Melvin Frank cast him opposite Glenda Jackson in A Touch of Class (1973) and Lost and Found (1979), and in the comedy western The Duchess and the Dirtwater Fox with Goldie Hawn (1976). In Michael Crichton’s unsettling sci-fi thriller The Terminal Man (1974) he disturbs us by going on a murderous rampage, subverting our usual image of the actor. California Split (1974) with Gould often falls through the cracks of discussions of Robert Altman’s great films, situated as it was between The Long Goodbye and Nashville, but is definitely a high point for both the director and the actors. I am also a huge fan his two Ted Kotcheff comedies Fun with Dick and Jane (1977) with Jane Fonda, and Who is Killing the Great Chefs of Europe? (1978) with Jacqueline Bisset, and the nutty mystery/disaster film mashup Rollercoaster (1977).

In 1979, Segal made the disastrous move of pulling out of Blake Edwards10, which was a huge hit that year. Not only did Edwards sue him for breach of contract, but…that was his last such offer. As we wrote here, the 1980s were a boorish time at the cinema for the most part. Segal’s style of hero and the kinds of films he starred in were suddenly over. Ted Kotcheff, who we just mentioned? His next hits were First Blood (1982) with Sylvester Stallone and the ensemble action picture Uncommon Valor (1983). THAT’s the tone of the lamentable 1980s. Segal starred in just a few other pictures, none of which did well: The Last Married Couple in America (1980) with Natalie Wood, Carbon Copy (1981) with a very young Denzel Washington, and Killing ’em Softly (1981) with Irene Cara, which went straight to video. Like Wood, he began starring in TV movies. (The Zany Adventures of Robin Hood, 1984, a guilty favorite). He was tried in two unsuccessful sitcoms, Take Five (1987), and Murphy’s Law (1988). Neither lasted a full season.

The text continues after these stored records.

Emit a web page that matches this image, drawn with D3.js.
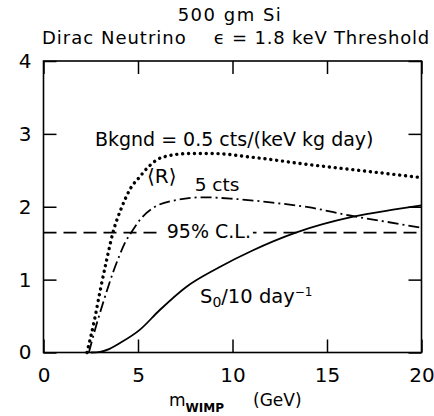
<!DOCTYPE html>
<meta charset="utf-8">
<script src="https://d3js.org/d3.v7.min.js"></script>
<style>
  body { margin: 0; background: #fff; }
  text { font-family: "DejaVu Sans", sans-serif; fill: #000; }
</style>
<div id="chart"></div>
<script>

// WIMP mass (GeV) and curve values
var massBkg  = [2.3, 2.7, 3.0, 3.35, 3.68, 4.15, 4.6, 5.09, 5.6, 6.3, 7.72, 9, 11, 14, 17, 20];
var bkgR     = [0, 0.45, 0.85, 1.28, 1.65, 2.0, 2.25, 2.41, 2.56, 2.68, 2.73, 2.73, 2.68, 2.58, 2.49, 2.40];

var massCts  = [2.4, 2.8, 3.15, 3.68, 4.05, 4.3, 4.65, 5.1, 5.9, 7.2, 8.4, 10, 12, 14.1, 16.2, 18, 20];
var fiveCts  = [0, 0.38, 0.68, 1.1, 1.35, 1.5, 1.65, 1.82, 2.0, 2.1, 2.13, 2.11, 2.06, 1.99, 1.88, 1.8, 1.71];

var massS0   = [2.5, 3.0, 3.5, 4.05, 5.09, 6.14, 7.55, 9.3, 11.06, 13.35, 16.33, 18.5, 20];
var s0       = [0, 0.01, 0.05, 0.13, 0.31, 0.58, 0.90, 1.17, 1.40, 1.645, 1.86, 1.96, 2.02];

var clLevel  = 1.645;

var xTicks = [0, 5, 10, 15, 20];
var yTicks = [0, 1, 2, 3, 4];

var width = 434, height = 416;

var svg = d3.select("#chart").append("svg")
    .attr("width", width)
    .attr("height", height);

var x = d3.scaleLinear().domain([0, 20]).range([43.5, 421.5]);
var y = d3.scaleLinear().domain([0, 4]).range([352.5, 61]);

// titles
svg.append("text").attr("x", 230).attr("y", 21)
    .attr("text-anchor", "middle").style("font-size", "18px").style("letter-spacing", "1.5px")
    .text("500 gm Si");
svg.append("text").attr("x", 42).attr("y", 44)
    .style("font-size", "18px").style("letter-spacing", "1px").text("Dirac Neutrino");
svg.append("text").attr("x", 430).attr("y", 44)
    .attr("text-anchor", "end").style("font-size", "18px").style("letter-spacing", "0.8px")
    .text("\u03f5 = 1.8 keV Threshold");

// axes with inward ticks
var gx = svg.append("g").attr("transform", "translate(0," + y(0) + ")")
    .call(d3.axisBottom(x).tickValues(xTicks).tickSize(-13).tickPadding(15).tickFormat(d3.format("d")));
svg.append("g").attr("transform", "translate(0," + y(4) + ")")
    .call(d3.axisTop(x).tickValues(xTicks).tickSize(-13).tickFormat(""));
var gy = svg.append("g").attr("transform", "translate(" + x(0) + ",0)")
    .call(d3.axisLeft(y).tickValues(yTicks).tickSize(-13).tickPadding(12).tickFormat(d3.format("d")));
svg.append("g").attr("transform", "translate(" + x(20) + ",0)")
    .call(d3.axisRight(y).tickValues(yTicks).tickSize(-13).tickFormat(""));

svg.selectAll(".domain").remove();
svg.selectAll(".tick line").attr("stroke", "#000").attr("stroke-width", 1.5);
svg.selectAll(".tick text").style("font-size", "20px")
    .style("font-family", "DejaVu Sans, sans-serif").attr("fill", "#000");
gx.selectAll(".tick text").attr("dy", "0.72em");

// frame
svg.append("rect")
    .attr("x", x(0)).attr("y", y(4))
    .attr("width", x(20) - x(0)).attr("height", y(0) - y(4))
    .attr("fill", "none").attr("stroke", "#000").attr("stroke-width", 1.6);

// x label
var xl = svg.append("text").attr("x", 169).attr("y", 406).style("font-size", "17px");
xl.append("tspan").text("m");
xl.append("tspan").attr("dy", 6).style("font-size", "12px").style("font-weight", "bold").text("WIMP");
xl.append("tspan").attr("x", 253).attr("y", 406).text("(GeV)");

function line(xs, ys) {
  return d3.line()
    .x(function(d, i) { return x(xs[i]); })
    .y(function(d) { return y(d); })
    .curve(d3.curveMonotoneX)(ys);
}

// 95% C.L. dashed line
svg.append("line")
    .attr("x1", x(0)).attr("x2", x(20))
    .attr("y1", y(clLevel)).attr("y2", y(clLevel))
    .attr("stroke", "#000").attr("stroke-width", 1.6)
    .attr("stroke-dasharray", "13,7");

// curves
svg.append("path").attr("d", line(massBkg, bkgR))
    .attr("fill", "none").attr("stroke", "#000").attr("stroke-width", 3.4)
    .attr("stroke-linecap", "round").attr("stroke-dasharray", "0.1,5.8");

svg.append("path").attr("d", line(massCts, fiveCts))
    .attr("fill", "none").attr("stroke", "#000").attr("stroke-width", 1.8)
    .attr("stroke-dasharray", "11,4,2,4");

svg.append("path").attr("d", line(massS0, s0))
    .attr("fill", "none").attr("stroke", "#000").attr("stroke-width", 1.8);

// annotations
function label(xv, yv, size) {
  return svg.append("text").attr("x", x(xv)).attr("y", y(yv)).style("font-size", size + "px");
}

label(2.72, 2.84, 19).text("Bkgnd = 0.5 cts/(keV kg day)");
label(5.48, 2.32, 20).text("\u27e8R\u27e9");
label(8.0, 2.22, 18.5).text("5 cts");

var clBg = svg.append("rect").attr("fill", "#fff");
var cl = label(6.52, 1.57, 19).text("95% C.L.");
var bb = cl.node().getBBox();
clBg.attr("x", bb.x - 4).attr("y", bb.y).attr("width", bb.width + 6).attr("height", bb.height);

var s = label(8.28, 0.674, 19.5);
s.append("tspan").text("S");
s.append("tspan").attr("dy", 4).style("font-size", "14px").text("0");
s.append("tspan").attr("dy", -4).text("/10 day");
s.append("tspan").attr("dy", -7).style("font-size", "12px").text("\u22121");

</script>
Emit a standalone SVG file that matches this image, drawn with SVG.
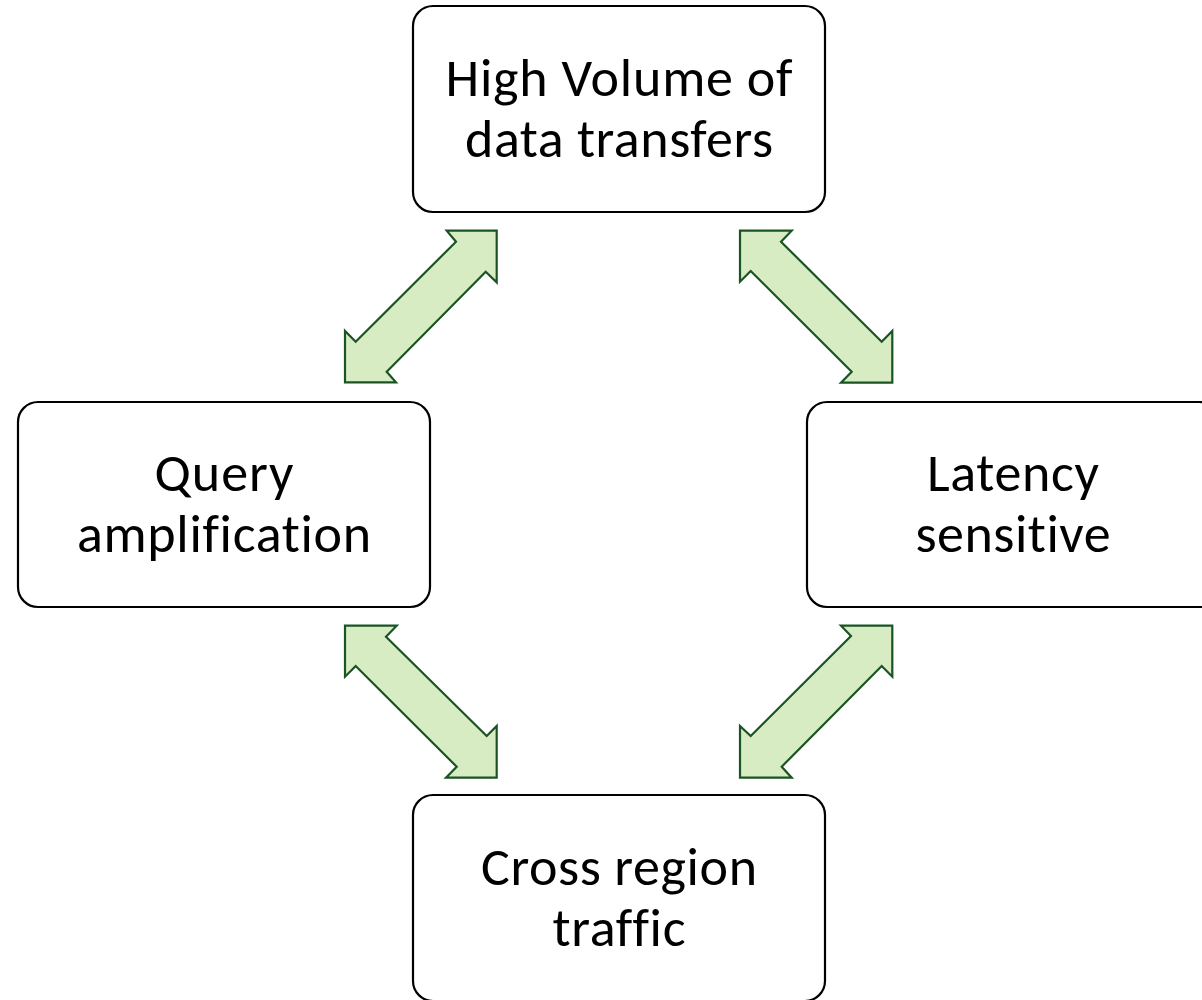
<svg xmlns="http://www.w3.org/2000/svg" width="1202" height="1000" viewBox="0 0 1202 1000">
  <style>
    .box { fill: #ffffff; stroke: #000000; stroke-width: 2.2; }
    .label { font-family: Carlito, Lato, "Open Sans", sans-serif; font-size: 54px; fill: #000000; text-anchor: middle; font-variant-ligatures: none; }
    .link { fill: #d7ecc3; stroke: #1b5424; stroke-width: 2.2; stroke-linejoin: miter; }
  </style>
  <rect width="1202" height="1000" fill="#ffffff"/>

  <!-- double-headed block arrows between the four boxes -->
  <g id="connectors">
    <polygon class="link" points="446.7,230.7 496.7,230.7 496.7,282.3 485.7,271.7 386.7,371.7 396,382.3 345,382.3 345,331 355.7,341.7 456,241.7"/>
    <polygon class="link" points="740,230.7 791.7,230.7 781,241.7 881.7,341.7 892.3,331 892.3,382.7 841,382.7 851.7,371.7 750.7,271 740,281.7"/>
    <polygon class="link" points="345,625.7 396.7,625.7 386,636.7 486.7,736 496.7,726 496.7,777.7 446,777.7 456.7,766.7 355.7,666 345,676.7"/>
    <polygon class="link" points="841,625.7 892.3,625.7 892.3,676.7 881.7,666 781.7,766.7 791.7,777.7 740,777.7 740,726 750.7,736 851,636"/>
  </g>

  <g id="node-volume">
    <rect class="box" x="413" y="6" width="412" height="206" rx="20" ry="20"/>
    <text class="label" x="619" y="96" textLength="347">High Volume of</text>
    <text class="label" x="619" y="157" textLength="308">data transfers</text>
  </g>

  <g id="node-query">
    <rect class="box" x="18" y="402" width="412" height="205" rx="20" ry="20"/>
    <text class="label" x="224" y="491" textLength="139">Query</text>
    <text class="label" x="224" y="552" textLength="294">amplification</text>
  </g>

  <g id="node-latency">
    <rect class="box" x="807" y="402" width="412" height="205" rx="20" ry="20"/>
    <text class="label" x="1013" y="491" textLength="172">Latency</text>
    <text class="label" x="1013" y="552" textLength="195">sensitive</text>
  </g>

  <g id="node-cross-region">
    <rect class="box" x="413" y="795" width="412" height="206" rx="20" ry="20"/>
    <text class="label" x="619" y="885" textLength="276">Cross region</text>
    <text class="label" x="619" y="946" textLength="133">traffic</text>
  </g>
</svg>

At this stage, Segal became a supporting actor, and fared very well with that reinvention ’til the end of his days. His films from period included Amy Heckerling’s Look Who’s Talking (1989), Mark Rydell’s For the Boys (1991) with Bette Midler and James Caan, Ben Stiller’s The Cable Guy and Flirting with Disaster (both 1996), Streisand’s The Mirror Has Two Faces (1996), and Roland Emmerich’s 2012 (2009 — another guilty favorite!). He played Martin Beck in a 1998 TV movie about Houdini, of obvious interest here. And we save what are probably his best known contemporary credits for last: he was a regular on the hit sitcoms Just Shoot Me (1997-2003) with David Spade, and The Goldbergs (2013-2021) with Jeff Garlin.

It’s Mardi Gras as I type this so we return you now to that original theme, for we know that Segal is playing his banjo in the great Dixieland Band in the sky.